In the 1980s, the artist’s grandmother gave him a box with photo negatives. When he recently found and digitalized them, an unsuspected photographic panorama of his family’s daily life in the Nazi period opened up before his eyes, including a few snapshots of children in SA uniforms and a woven portrait of the Führer on the living room wall. Many Germans want to experience the presence of the past solely in an already-overcome and (for them) nontoxic form. Roland Fuhrmann constituted his own world of happenings from the authentic testimonies to the past; it is borne primarily by the emotionality of his presentation.
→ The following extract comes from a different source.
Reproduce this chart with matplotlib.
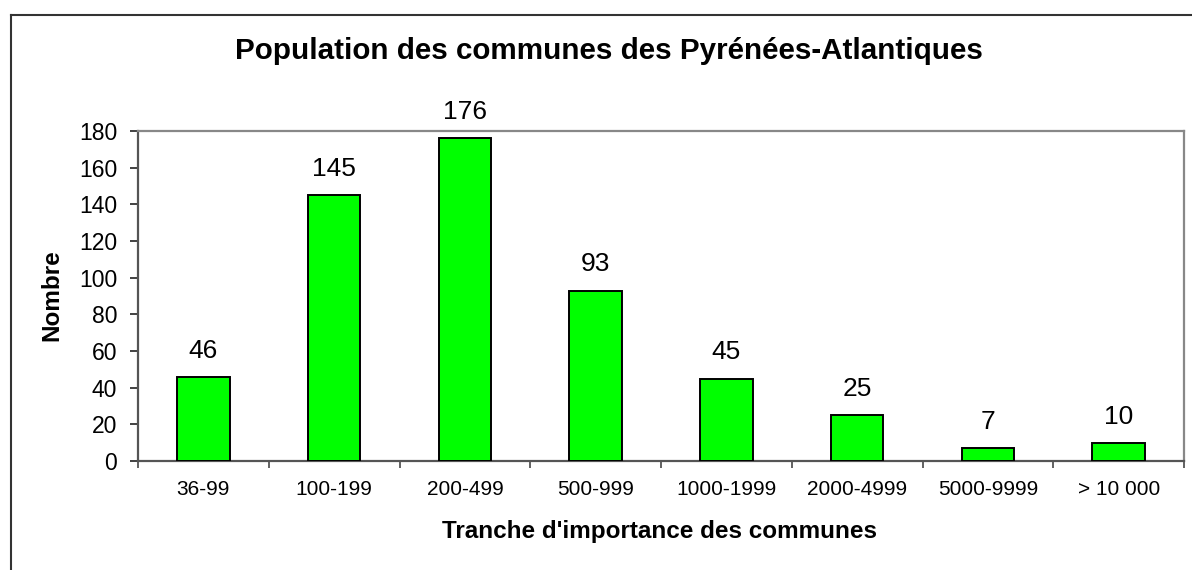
import matplotlib
matplotlib.use("Agg")
import matplotlib.pyplot as plt
from matplotlib.lines import Line2D

categories = ["36-99", "100-199", "200-499", "500-999", "1000-1999", "2000-4999", "5000-9999", "> 10 000"]
values = [46, 145, 176, 93, 45, 25, 7, 10]
yticks = [0, 20, 40, 60, 80, 100, 120, 140, 160, 180]

plt.rcParams['font.family'] = ['Liberation Sans', 'DejaVu Sans']

W, H = 1192, 570
fig = plt.figure(figsize=(W / 100, H / 100), dpi=100)
ax = fig.add_axes([138 / W, 1 - 461 / H, (1184 - 138) / W, (461 - 131) / H])

x = list(range(len(categories)))
ax.bar(x, values, width=0.4, color="#00FF00", edgecolor="black", linewidth=1.4, zorder=3)
for xi, v in zip(x, values):
    ax.annotate(str(v), xy=(xi, v), xytext=(0, 13.7), textcoords="offset points",
                ha="center", va="baseline", fontsize=19)

ax.set_xlim(-0.5, len(categories) - 0.5)
ax.set_ylim(0, 180)
ax.set_yticks(yticks)
ax.set_yticklabels([str(t) for t in yticks], fontsize=16.5)
ax.set_xticks(x)
ax.set_xticklabels(categories, fontsize=15)
ax.tick_params(axis="x", length=0, pad=13.7)
ax.set_xticks([i - 0.5 for i in range(len(categories) + 1)], minor=True)
ax.tick_params(axis="x", which="minor", length=5, width=1.3, color="#555555", direction="out")
ax.tick_params(axis="y", length=6, width=1.3, color="#333333", direction="out", pad=9)

for s in ["top", "right"]:
    ax.spines[s].set_color("#888888")
    ax.spines[s].set_linewidth(1.6)
for s in ["left", "bottom"]:
    ax.spines[s].set_color("#555555")
    ax.spines[s].set_linewidth(1.6)

fig.text(660 / W, 1 - 538 / H, "Tranche d'importance des communes",
         ha="center", va="baseline", fontsize=17.5, fontweight="bold")
fig.text(52 / W, 1 - 295 / H, "Nombre", rotation=90,
         ha="center", va="center", fontsize=17.5, fontweight="bold")

fig.text(609 / W, 1 - 59 / H, "Population des communes des Pyrénées-Atlantiques",
         ha="center", va="baseline", fontsize=21.3, fontweight="bold")

fig.add_artist(Line2D([11 / W, 11 / W], [0, 1 - 15 / H], transform=fig.transFigure, color="#333333", lw=1.5))
fig.add_artist(Line2D([11 / W, 1], [1 - 15 / H, 1 - 15 / H], transform=fig.transFigure, color="#333333", lw=1.5))

fig.savefig("out.png", dpi=100)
He thereby authorizes a view, not as an interpreting external observer, but as if from the inside, as a bearer of ‚experience‘.
The two works can be regarded as the results of a societally repressed, denied, and marginalized experience. Beyond their sensual presence, they mark the deep-seated shift in the historical-cultural value system in the Western world and above all in Germany since the 1960s, in which the old tales of national heroes were replaced by a victim-centered culture of history. A ‚dealing with the past‘ that seeks to draw a line under it has been replaced by the lasting task of working with the past.“ Christoph Tannert

[1] Schlappe für Jung, in: DER SPIEGEL 42/2006, p. 20.
[2] Werner W. Ernst: Herrschaftsform und Ethik, in: Niemandsland, Zeitschrift zwischen den Kulturen, Galrev Verlag, Berlin, Issue 10/11, 1992, p. 232.